Construction work on such a large scale must have left many documentary traces[1]. However, I am concerned with the symbolic depiction of Abbas’ maydan – and how its image was formed, and then transformed (in its second phase of construction). I therefore want to consider four of the Persian texts produced by Shah Abbas’ memorialisers.
Afushtah-yi Natanzi
Natanzi’s report of Abbas’ building at Isfahan was completed before the commercial phase of construction was started[2], so it gives a clear “picture of the original project and the reasons that lay behind it”[3]. Natanzi describes how for polo and horse-racing, in 1590/91, a “maydan was levelled, river sand was spread on it and it became a coloured reflector of the forms of the heavenly bodies”[4]. Then in 1595, in preparation for a mock-battle and a festival of lights in the maydan: “the upper and lower surfaces of the walls and buildings which surrounded the maydan were all smoothed”. The walls were painted with pictures of “wondrous creatures and marvellous creations”[5]. In each corner of the maydan a paradisial garden was laid out – as summed up in relevant verses quoted from the Quran[6].
[1] For example, there must have been a substantial number of legal transactions. As noted by Robert McChesney, many sources have yet to be collated, re-discovered, or analysed. Despite this, there are many more Persian texts available than can be analysed here.

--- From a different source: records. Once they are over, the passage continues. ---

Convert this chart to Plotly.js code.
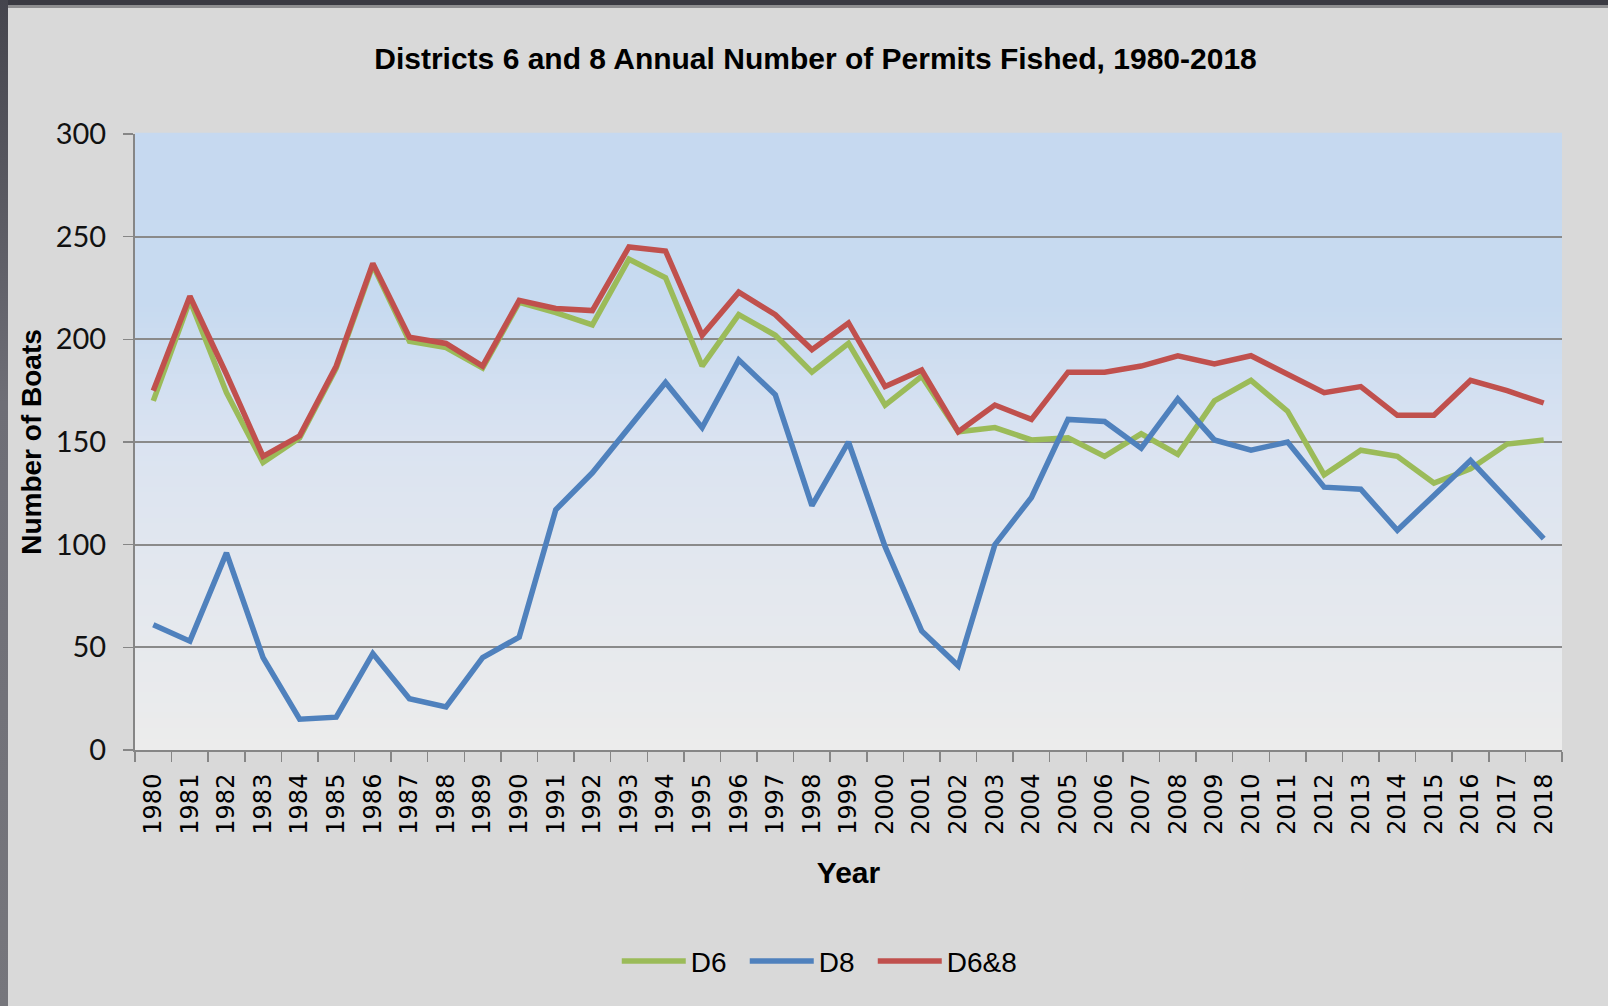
<!DOCTYPE html>
<html>
<head>
<meta charset="utf-8">
<script src="https://cdn.plot.ly/plotly-3.0.1.min.js"></script>
<style>
  html, body { margin: 0; padding: 0; width: 1608px; height: 1006px; overflow: hidden; background: #d9d9d9; }
  #frame { position: absolute; left: 0; top: 0; width: 1608px; height: 1006px;
           background: linear-gradient(to bottom, #3a3a42 0px, #3a3a42 5px, #8e8e90 5px, #8e8e90 8px, #d9d9d9 8px); }
  #leftbar { position: absolute; left: 0; top: 0; width: 8px; height: 1006px;
             background: linear-gradient(to bottom, #45454d, #6e6e76 40%, #76767c); }
  #chart { position: absolute; left: 8px; top: 8px; width: 1600px; height: 998px; }
</style>
</head>
<body>
<div id="frame"></div>
<div id="leftbar"></div>
<div id="chart"></div>
<script>
// ---- data ----
const years = ["1980","1981","1982","1983","1984","1985","1986","1987","1988","1989",
               "1990","1991","1992","1993","1994","1995","1996","1997","1998","1999",
               "2000","2001","2002","2003","2004","2005","2006","2007","2008","2009",
               "2010","2011","2012","2013","2014","2015","2016","2017","2018"];
const d6  = [170, 219, 174, 140, 152, 186, 236, 199, 196, 186,
             218, 213, 207, 239, 230, 187, 212, 202, 184, 198,
             168, 182, 155, 157, 151, 152, 143, 154, 144, 170,
             180, 165, 134, 146, 143, 130, 137, 149, 151];
const d8  = [61, 53, 96, 45, 15, 16, 47, 25, 21, 45,
             55, 117, 135, 157, 179, 157, 190, 173, 119, 150,
             99, 58, 41, 100, 123, 161, 160, 147, 171, 151,
             146, 150, 128, 127, 107, 124, 141, 122, 103];
const d68 = [175, 221, 183, 143, 153, 187, 237, 201, 198, 187,
             219, 215, 214, 245, 243, 202, 223, 212, 195, 208,
             177, 185, 155, 168, 161, 184, 184, 187, 192, 188,
             192, 183, 174, 177, 163, 163, 180, 175, 169];
const seriesNames = ["D6", "D8", "D6&8"];
const seriesColors = ["#9bbb59", "#4f81bd", "#c0504d"];
const titleText = "Districts 6 and 8 Annual Number of Permits Fished, 1980-2018";
const yTitle = "Number of Boats";
const xTitle = "Year";

// ---- plot-area gradient (decoration) ----
const stops = [[0, [198,217,240]], [0.28, [199,218,240]], [0.5, [218,227,241]], [0.75, [228,232,238]], [1, [236,236,236]]];
function colAt(t) {
  for (let i = 0; i < stops.length - 1; i++) {
    const [t0, c0] = stops[i], [t1, c1] = stops[i+1];
    if (t >= t0 && t <= t1) {
      const f = (t - t0) / (t1 - t0);
      return 'rgb(' + c0.map((v, k) => Math.round(v + (c1[k]-v)*f)).join(',') + ')';
    }
  }
  return 'rgb(236,236,236)';
}
const shapes = [];
const N = 120;
for (let i = 0; i < N; i++) {
  const y1 = 1 - i / N, y0 = 1 - (i + 1) / N;
  shapes.push({type: 'rect', xref: 'x domain', yref: 'y domain', x0: 0, x1: 1, y0: y0, y1: y1 + 0.002,
               fillcolor: colAt((i + 0.5) / N), line: {width: 0}, layer: 'below'});
}

const data = [d6, d8, d68].map((vals, i) => ({
  type: 'scatter', mode: 'lines', x: years, y: vals, name: seriesNames[i],
  line: {color: seriesColors[i], width: 5.5},
  legendwidth: i === 2 ? 100 : 49
}));

const layout = {
  width: 1600, height: 998,
  paper_bgcolor: '#d9d9d9', plot_bgcolor: '#ececec',
  margin: {l: 127, r: 46, t: 126, b: 256},
  title: {text: titleText, xref: 'container', x: 0.5047, xanchor: 'center',
          yref: 'container', y: 0.949, yanchor: 'middle',
          font: {family: 'Liberation Sans Narrow, Arial Narrow, Liberation Sans, sans-serif', size: 30, color: '#000', weight: 'bold'}},
  xaxis: {type: 'category', range: [-0.5, 38.5], tickson: 'boundaries',
          showline: true, linecolor: '#868686', linewidth: 2,
          ticks: 'outside', ticklen: 10, tickcolor: '#868686', tickwidth: 1.5,
          showgrid: false, zeroline: false, tickangle: -90, ticklabelstandoff: 12,
          tickfont: {family: 'DejaVu Sans, sans-serif', size: 24, color: '#000'},
          title: {text: xTitle, standoff: 28,
                  font: {family: 'Liberation Sans Narrow, Arial Narrow, Liberation Sans, sans-serif', size: 30, color: '#000', weight: 'bold'}},
          automargin: false, fixedrange: true},
  yaxis: {range: [0, 300], dtick: 50, tick0: 0,
          showline: true, linecolor: '#868686', linewidth: 2,
          ticks: 'outside', ticklen: 10, tickcolor: '#868686', tickwidth: 1.5,
          showgrid: true, gridcolor: '#8a8a8a', gridwidth: 2, zeroline: false,
          ticklabelstandoff: 11,
          tickfont: {family: 'Lato, Liberation Sans, sans-serif', size: 29, color: '#111'},
          title: {text: yTitle, standoff: 6,
                  font: {family: 'Liberation Sans, Arial, sans-serif', size: 28, color: '#000', weight: 'bold'}},
          automargin: false, fixedrange: true},
  showlegend: true,
  legend: {orientation: 'h', x: 0.3376, xanchor: 'left', y: -0.343, yanchor: 'middle',
           bgcolor: 'rgba(0,0,0,0)', itemwidth: 64, entrywidthmode: 'pixels', tracegroupgap: 0,
           font: {family: 'Liberation Sans Narrow, Arial Narrow, Liberation Sans, sans-serif', size: 28, color: '#000'}},
  shapes: shapes
};

Plotly.newPlot('chart', data, layout, {displayModeBar: false, staticPlot: true});
</script>
</body>
</html>
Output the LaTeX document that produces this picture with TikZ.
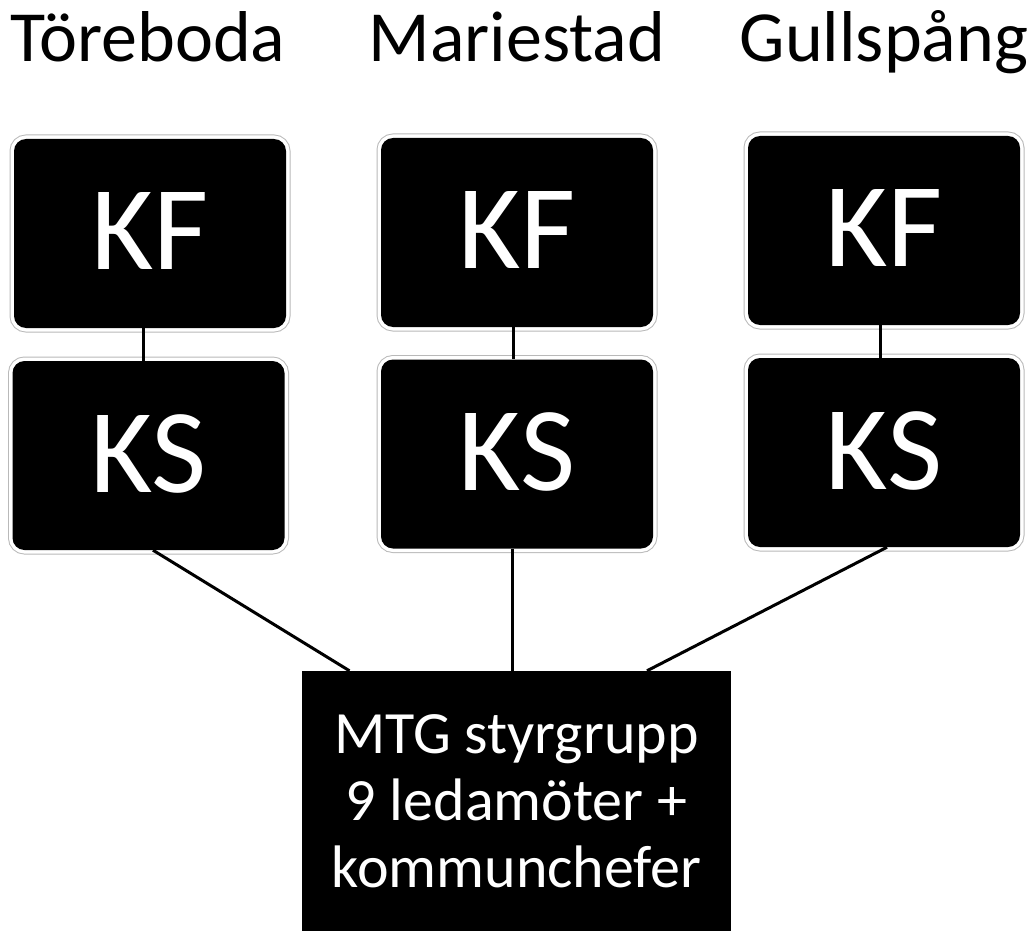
\documentclass[tikz,border=0pt]{standalone}
\usepackage{fontspec}
\setmainfont{Carlito}
\begin{document}
\begin{tikzpicture}[x=1pt,y=-1pt,
  title/.style={anchor=base, inner sep=0pt, font=\fontsize{72}{86}\selectfont},
  orgbox/.style={fill=black, text=white, rounded corners=12pt, inner sep=0pt,
    minimum width=272pt, minimum height=189pt,
    font=\fontsize{120}{140}\selectfont,
    preaction={draw=gray!55, line width=9pt},
    preaction={draw=white, line width=7pt}},
  mtgbox/.style={fill=black, text=white, inner sep=0pt, align=center,
    minimum width=429pt, minimum height=260pt,
    font=\fontsize{60}{67}\selectfont},
  link/.style={draw=black, line width=3pt}]
\useasboundingbox (0,0) rectangle (1036,931);
\fill[white] (0,0) rectangle (1036,931);
% titles
\node[title] (t1) at (148,62) {Töreboda};
\node[title] (t2) at (517,62) {Mariestad};
\node[title] (t3) at (884,62) {Gullspång};
% boxes
\node[orgbox] (kf1) at (150,233.5) {\raisebox{4pt}{KF}};
\node[orgbox] (ks1) at (148.5,455.5) {\raisebox{4pt}{KS}};
\node[orgbox] (kf2) at (517,232.5) {\raisebox{4pt}{KF}};
\node[orgbox] (ks2) at (517,454) {\raisebox{4pt}{KS}};
\node[orgbox] (kf3) at (884,230.5) {\raisebox{4pt}{KF}};
\node[orgbox] (ks3) at (884,452.5) {\raisebox{4pt}{KS}};
\node[mtgbox] (mtg) at (516.5,801) {\raisebox{0pt}{MTG styrgrupp}\\9 ledamöter +\\kommunchefer};
% connectors
\draw[link] ([xshift=-7pt]kf1.south) -- ([xshift=-5.5pt]ks1.north);
\draw[link] ([xshift=-4pt]kf2.south) -- ([xshift=-4pt]ks2.north);
\draw[link] ([xshift=-4pt]kf3.south) -- ([xshift=-4pt]ks3.north);
\draw[link] ([xshift=4.5pt]ks1.south) -- ([xshift=-167pt]mtg.north);
\draw[link] ([xshift=-5pt]ks2.south) -- ([xshift=-4.5pt]mtg.north);
\draw[link] ([xshift=3pt]ks3.south) -- ([xshift=130.5pt]mtg.north);
\end{tikzpicture}
\end{document}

I do not read Persian well, so am restricted to reviewing translated texts.Robert McChesney, “Four Sources,” 103, 105-6.
[2] Written between 1589/90 and 1598. Robert McChesney, “Four Sources,” 104-5.
[3] Robert McChesney, “Four Sources,” 114.
[4] Robert McChesney, “Four Sources,” 106.
[5] Robert McChesney, “Four Sources,” 107.
[6] Robert McChesney, “Four Sources,” 107-8. The Quranic references are to descriptions of Paradise – though the reference given by McChesney to Quran 54: 32-33 is incorrect – this quote is actually in Quran 56: 32-33.